The committee has also implicitly sought to create a distinction between the two sets of foreign companies – one which are under the regulatory radar of the Registrar of companies (Branch/Project offices) and the other that aren’t (Investors) – and concluded that there is no case for levy of MAT on the latter. But that surely does not mean as a corollary that the former are under the MAT net – if anything, the committee leaves a lot of fodder for the former set too.

A key piece of analysis relied by the committee to support its final conclusion revolves around the interpretation to be applied to the MAT code. The committee has expressed the view that the procedure laid for MAT levy is also a key determinant of the constituency to which the code should apply. A raft of judicial pronouncement, including the ever-famous Apex Court ruling in B.C.Srinivasa Setty’s case has been quoted in this context. Since the foreign investors are not required to prepare accounts in India, the committee concludes that it is reasonable to infer on that basis, that they are not liable to MAT levy.

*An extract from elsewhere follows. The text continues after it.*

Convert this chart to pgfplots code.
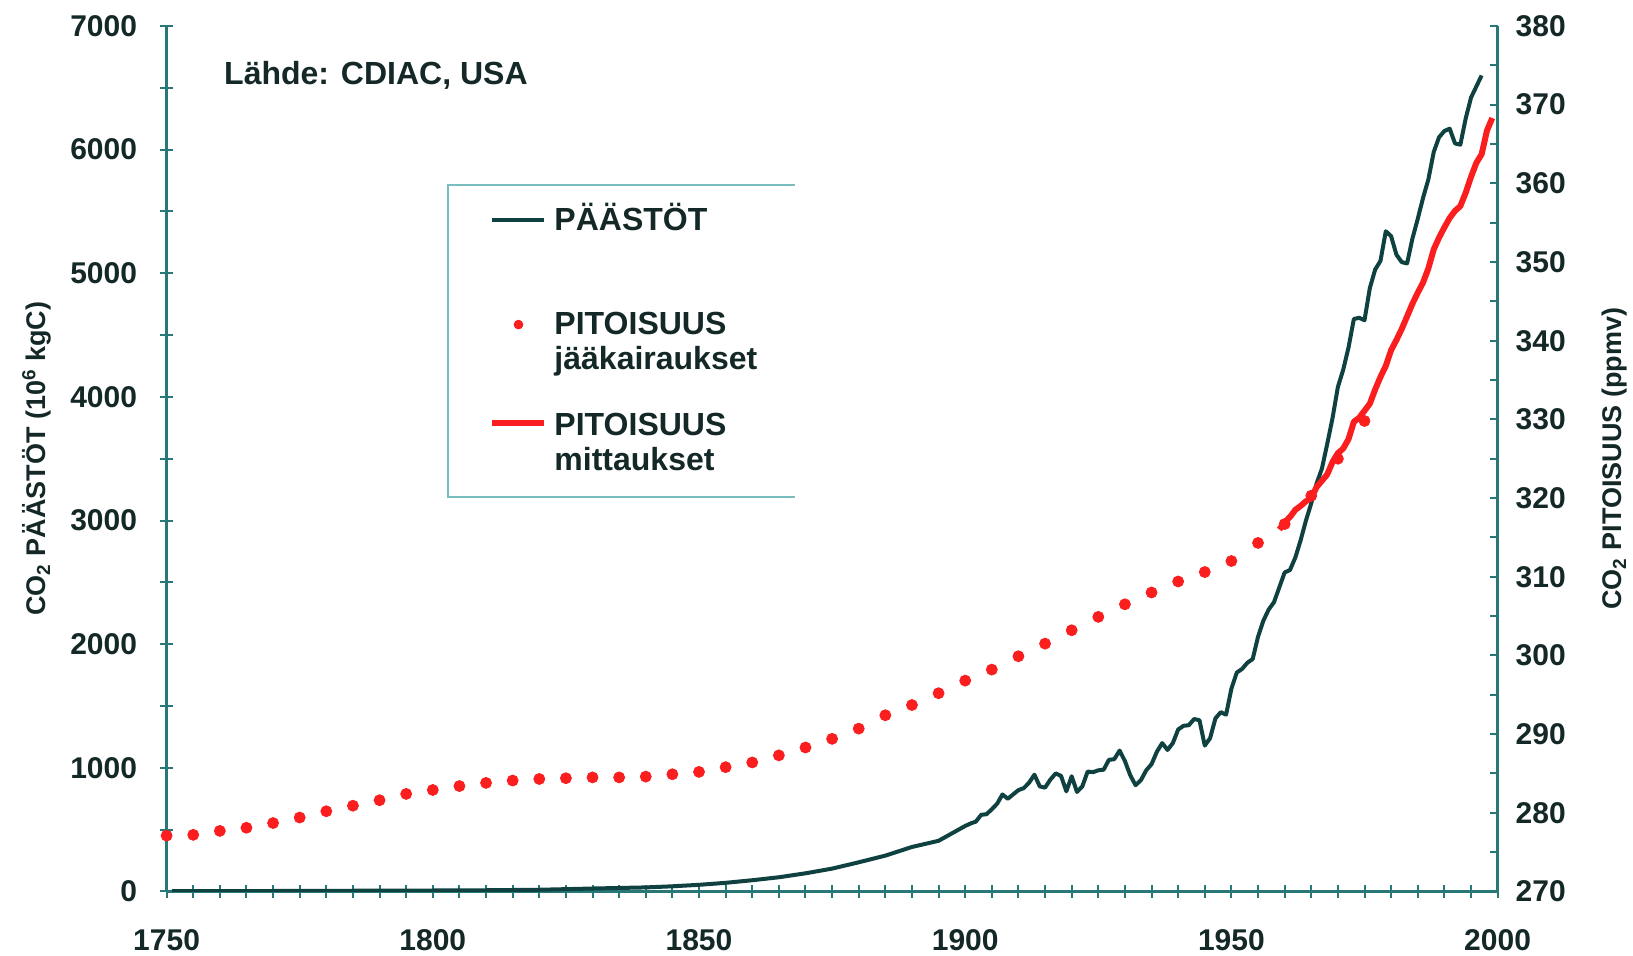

Now, another piece of the procedural requirement for MAT levy is that the annual accounts for the purpose of the levy should be prepared on a fiscal-year basis; and the company (the Taxpayer)  should follow the same key parameters (accounting policies, standards, depreciation basis) for these accounts, as that adopted in the accounts “which are laid before the Company at its Annual General Meeting”. A foreign branch or project office, does not have to convene a General meeting in India. Does that lead to the argument that such companies are also not contemplated to be brought under MAT ?  Watch out for the odds on this one.